New Kid on the Block

Neil Denari designs nine-story West Hollywood hotel development

Neil M. Denari Architects (NMDA) has unveiled renderings for a new mixed-use hotel and apartment complex in West Hollywood, California that features filleted corners, tapered walls, and wedge-shaped windows.

The midrise block would bring a 91-key hotel as well as eight apartments to a corner site along the city’s La Brea Avenue corridor. The somewhat sleepy quadrant of the city that has seen renewed investment interest in recent years, especially from the hotel industry, Wehoville reports.

NMDA’s proposal rises nine stories and is arranged with its tallest levels hugging the street. The hotel’s double-loaded corridor configuration is supplemented along lower levels by the building’s parking podium, which wraps around the hotel program, taking up the entirety of the site. The four-level podium is topped by an amenity deck that contains a swimming pool and lounge, among other uses.  
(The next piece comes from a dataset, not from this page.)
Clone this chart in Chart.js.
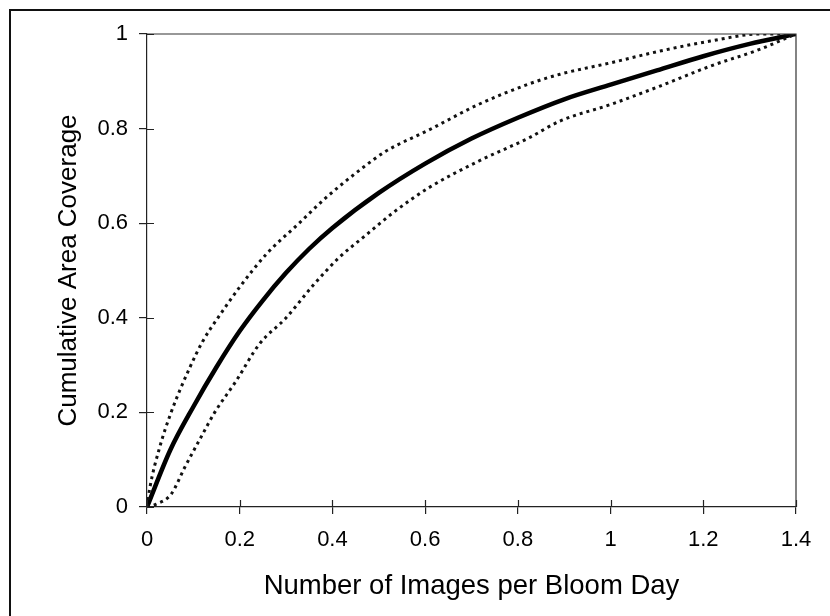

The building also features ground floor retail spaces that are set back from the sidewalk and exist below overhanging building elements. The structure is supported by large piers along the street that carve up storefront spaces and demarcate the building’s lobby areas. The tower’s facade is studded with gridded, floor-to-ceiling window assemblies that are interrupted by alternating vertical window bands. The exterior of the structure is clad in what appear to be black metal panels.

NMDA’s proposal would take over an existing car garage and would help to spread development southward from the city’s bustling Sunset Boulevard, where Gehry Associates is attempting to build its controversial 8150 Sunset project. Gehry’s project has drawn community ire for being perceived as too tall for the area and for not having enough parking.

Initial reaction to NMDA’s hotel has been more muted, however, with Gwynne Pugh, principal of Urban Studio—West Hollywood’s urban design consultant—giving the project positive marks, saying, “this building will act as a significant marker and gateway into the city of West Hollywood. In addition, the choice of color, a dark grey, really creates an eye-catching and slightly foreboding vision.”

A timeline for the project has not been announced.